## START

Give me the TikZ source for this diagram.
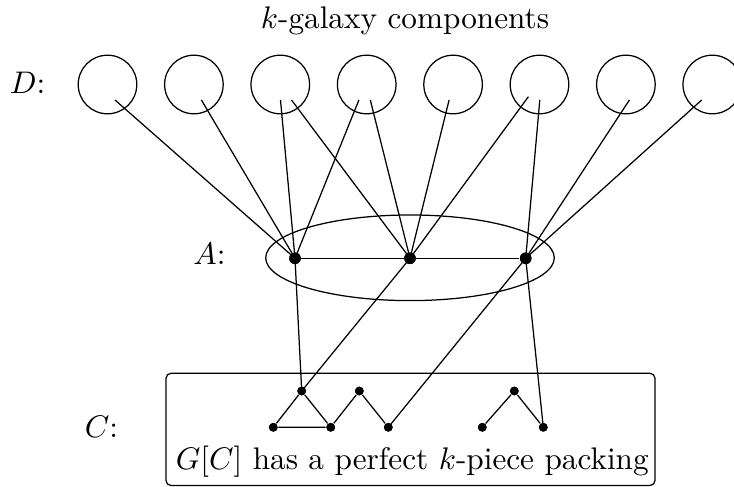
\documentclass[tikz,border=0pt]{standalone}
\usetikzlibrary{shapes.geometric,calc}
\begin{document}
\begin{tikzpicture}[x=0.32pt,y=-0.32pt,
  comp/.style={draw, circle, minimum size=18.75pt, inner sep=0pt},
  adot/.style={fill, circle, minimum size=3.7pt, inner sep=0pt},
  cdot/.style={fill, circle, minimum size=2.8pt, inner sep=0pt},
  lbl/.style={anchor=base, inner sep=0pt},
  conn/.style={line width=0.4pt}]
\useasboundingbox (0,0) rectangle (734,487);
% labels
\node[lbl] (title) at (405,28.3) {$k$-galaxy components};
\node[lbl] (dlab) at (27.5,93.3) {$D$:};
\node[lbl] (alab) at (209.5,265) {$A$:};
\node[lbl] (clab) at (101.5,438) {$C$:};
% D components
\foreach \i in {1,...,8}
  \node[comp] (d\i) at ({107.5+86.4*(\i-1)},84.5) {};
% start points inside components
\coordinate (s1)  at ($(d1)+(7.5,15.5)$);
\coordinate (s2)  at ($(d2)+(7.5,15.5)$);
\coordinate (s3a) at ($(d3)+(0.2,15.5)$);
\coordinate (s3b) at ($(d3)+(11.2,15.5)$);
\coordinate (s4a) at ($(d4)+(-7.8,15.5)$);
\coordinate (s4b) at ($(d4)+(3.6,15.5)$);
\coordinate (s5)  at ($(d5)+(-4.0,15.5)$);
\coordinate (s6a) at ($(d6)+(-11.1,12.2)$);
\coordinate (s6b) at ($(d6)+(0.3,15.5)$);
\coordinate (s7)  at ($(d7)+(3.5,15.5)$);
\coordinate (s8)  at ($(d8)+(-10.6,15.5)$);
% A set
\node[draw, ellipse, minimum width=92.35pt, minimum height=27.4pt, inner sep=0pt] (aset) at (410,257.8) {};
\node[adot] (a1) at (295,258.3) {};
\node[adot] (a2) at (410,258.3) {};
\node[adot] (a3) at (525.7,258.3) {};
% C box
\node[draw, rounded corners=1.6pt, minimum width=156.5pt, minimum height=35.9pt, inner sep=0pt] (cbox) at (410.5,429.4) {};
\node[lbl] (ctext) at (412.3,470) {$G[C]$ has a perfect $k$-piece packing};
\node[cdot] (t1) at (301.7,391) {};
\node[cdot] (b1) at (273.3,427.3) {};
\node[cdot] (b2) at (330.7,427.3) {};
\node[cdot] (t2) at (359.3,391) {};
\node[cdot] (b3) at (388.3,427.3) {};
\node[cdot] (t3) at (514.3,391) {};
\node[cdot] (b4) at (482.3,427.3) {};
\node[cdot] (b5) at (543.3,427.3) {};
% D to A
\draw[conn] (s1) -- (a1.center);
\draw[conn] (s2) -- (a1.center);
\draw[conn] (s3a) -- (a1.center);
\draw[conn] (s4a) -- (a1.center);
\draw[conn] (s3b) -- (a2.center);
\draw[conn] (s4b) -- (a2.center);
\draw[conn] (s5) -- (a2.center);
\draw[conn] (s6a) -- (a2.center);
\draw[conn] (s6b) -- (a3.center);
\draw[conn] (s7) -- (a3.center);
\draw[conn] (s8) -- (a3.center);
% A edges
\draw[conn] (a1) -- (a2);
\draw[conn] (a2) -- (a3);
% A to C
\draw[conn] (a1.center) -- (t1.center);
\draw[conn] (a2.center) -- (t1.center);
\draw[conn] (a3.center) -- (b3.center);
\draw[conn] (a3.center) -- (b5.center);
% C edges
\draw[conn] (b1) -- (t1) -- (b2) -- (b1);
\draw[conn] (b2) -- (t2) -- (b3);
\draw[conn] (b4) -- (t3) -- (b5);
% redraw dots on top
\foreach \n in {a1,a2,a3} \fill (\n) circle[radius=1.85pt];
\foreach \n in {t1,b1,b2,t2,b3,t3,b4,b5} \fill (\n) circle[radius=1.4pt];
\end{tikzpicture}
\end{document}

## END

What you need to do - Pictures in the data above should not be copied; transcribe everything else exactly.

Final answer -
Give me the TikZ source for this diagram.
\documentclass[tikz,border=0pt]{standalone}
\usetikzlibrary{shapes.geometric,calc}
\begin{document}
\begin{tikzpicture}[x=0.32pt,y=-0.32pt,
  comp/.style={draw, circle, minimum size=18.75pt, inner sep=0pt},
  adot/.style={fill, circle, minimum size=3.7pt, inner sep=0pt},
  cdot/.style={fill, circle, minimum size=2.8pt, inner sep=0pt},
  lbl/.style={anchor=base, inner sep=0pt},
  conn/.style={line width=0.4pt}]
\useasboundingbox (0,0) rectangle (734,487);
% labels
\node[lbl] (title) at (405,28.3) {$k$-galaxy components};
\node[lbl] (dlab) at (27.5,93.3) {$D$:};
\node[lbl] (alab) at (209.5,265) {$A$:};
\node[lbl] (clab) at (101.5,438) {$C$:};
% D components
\foreach \i in {1,...,8}
  \node[comp] (d\i) at ({107.5+86.4*(\i-1)},84.5) {};
% start points inside components
\coordinate (s1)  at ($(d1)+(7.5,15.5)$);
\coordinate (s2)  at ($(d2)+(7.5,15.5)$);
\coordinate (s3a) at ($(d3)+(0.2,15.5)$);
\coordinate (s3b) at ($(d3)+(11.2,15.5)$);
\coordinate (s4a) at ($(d4)+(-7.8,15.5)$);
\coordinate (s4b) at ($(d4)+(3.6,15.5)$);
\coordinate (s5)  at ($(d5)+(-4.0,15.5)$);
\coordinate (s6a) at ($(d6)+(-11.1,12.2)$);
\coordinate (s6b) at ($(d6)+(0.3,15.5)$);
\coordinate (s7)  at ($(d7)+(3.5,15.5)$);
\coordinate (s8)  at ($(d8)+(-10.6,15.5)$);
% A set
\node[draw, ellipse, minimum width=92.35pt, minimum height=27.4pt, inner sep=0pt] (aset) at (410,257.8) {};
\node[adot] (a1) at (295,258.3) {};
\node[adot] (a2) at (410,258.3) {};
\node[adot] (a3) at (525.7,258.3) {};
% C box
\node[draw, rounded corners=1.6pt, minimum width=156.5pt, minimum height=35.9pt, inner sep=0pt] (cbox) at (410.5,429.4) {};
\node[lbl] (ctext) at (412.3,470) {$G[C]$ has a perfect $k$-piece packing};
\node[cdot] (t1) at (301.7,391) {};
\node[cdot] (b1) at (273.3,427.3) {};
\node[cdot] (b2) at (330.7,427.3) {};
\node[cdot] (t2) at (359.3,391) {};
\node[cdot] (b3) at (388.3,427.3) {};
\node[cdot] (t3) at (514.3,391) {};
\node[cdot] (b4) at (482.3,427.3) {};
\node[cdot] (b5) at (543.3,427.3) {};
% D to A
\draw[conn] (s1) -- (a1.center);
\draw[conn] (s2) -- (a1.center);
\draw[conn] (s3a) -- (a1.center);
\draw[conn] (s4a) -- (a1.center);
\draw[conn] (s3b) -- (a2.center);
\draw[conn] (s4b) -- (a2.center);
\draw[conn] (s5) -- (a2.center);
\draw[conn] (s6a) -- (a2.center);
\draw[conn] (s6b) -- (a3.center);
\draw[conn] (s7) -- (a3.center);
\draw[conn] (s8) -- (a3.center);
% A edges
\draw[conn] (a1) -- (a2);
\draw[conn] (a2) -- (a3);
% A to C
\draw[conn] (a1.center) -- (t1.center);
\draw[conn] (a2.center) -- (t1.center);
\draw[conn] (a3.center) -- (b3.center);
\draw[conn] (a3.center) -- (b5.center);
% C edges
\draw[conn] (b1) -- (t1) -- (b2) -- (b1);
\draw[conn] (b2) -- (t2) -- (b3);
\draw[conn] (b4) -- (t3) -- (b5);
% redraw dots on top
\foreach \n in {a1,a2,a3} \fill (\n) circle[radius=1.85pt];
\foreach \n in {t1,b1,b2,t2,b3,t3,b4,b5} \fill (\n) circle[radius=1.4pt];
\end{tikzpicture}
\end{document}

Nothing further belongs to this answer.